Politico | Time
As Mike Allen reported in his morning “Playbook,” Rupert Murdoch will grace the covers of next week’s Time magazine and Bloomberg Businessweek. This is Murdoch’s third appearance on the cover of Time. He appeared for the first time in 1977, when he bought New York magazine (which he sold in 1991). His second appearance was in 2007, when he was buying The Wall Street Journal. At the time, he said of the Bancroft family, “They can’t sell their company and still control it — that’s not how it works. I’m sorry!” The compromise: an independent editorial-oversight committee. Through the lens of the current News of the World scandal, note Murdoch’s 2007 take on his papers:
Murdoch cheerfully admits to meddling with his tabloids. “They’re different animals,” he says. “You’ve got to make people want to read ‘em. They’ve got to have some fun and a bit of edge. Agendas up to a point, and certainly crusades. But I don’t call all those shots. I haven’t got the time.” He doesn’t need to dictate or micromanage because he chooses editors who broadly agree with him. That’s not unusual in the newspaper business. Some papers are allowed to diverge — the Sunday Times skews conservative, the Times of London more moderate. …

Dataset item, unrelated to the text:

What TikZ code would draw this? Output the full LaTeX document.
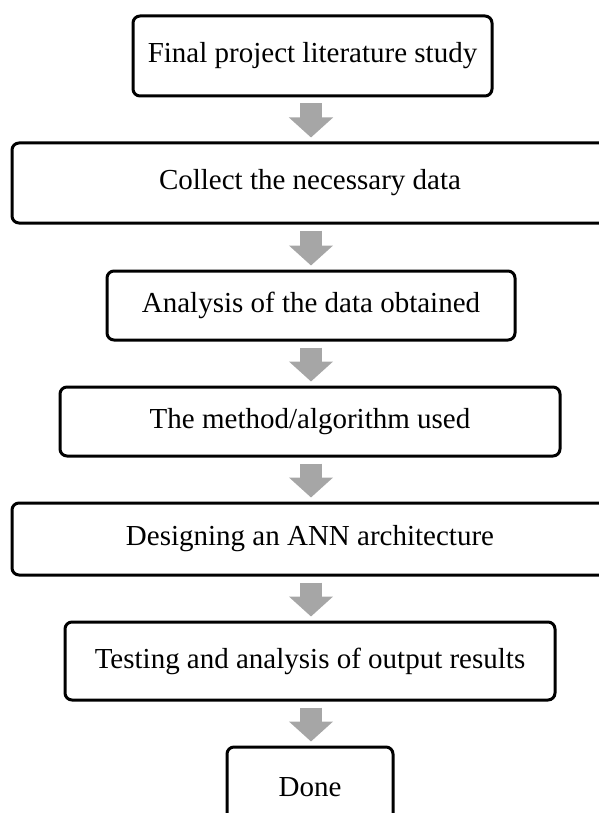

“We’re very proud of what we do at all our papers.”
In the latest Time cover piece, “Tabloid Bites Man,” Catherine Mayer compares Murdoch to William Randolph Hearst.
When Murdoch calls, PMs and Presidents from Beijing to Rome answer the phone. In that respect, successive British leaders have acted no differently than their counterparts abroad, though they sprinted for the phone more eagerly. Prime Minister David Cameron admitted as much at a July 8 press conference. “The truth is, we have all been in this together,” he said. “The press, politicians and leaders of all parties — and yes, that includes me.”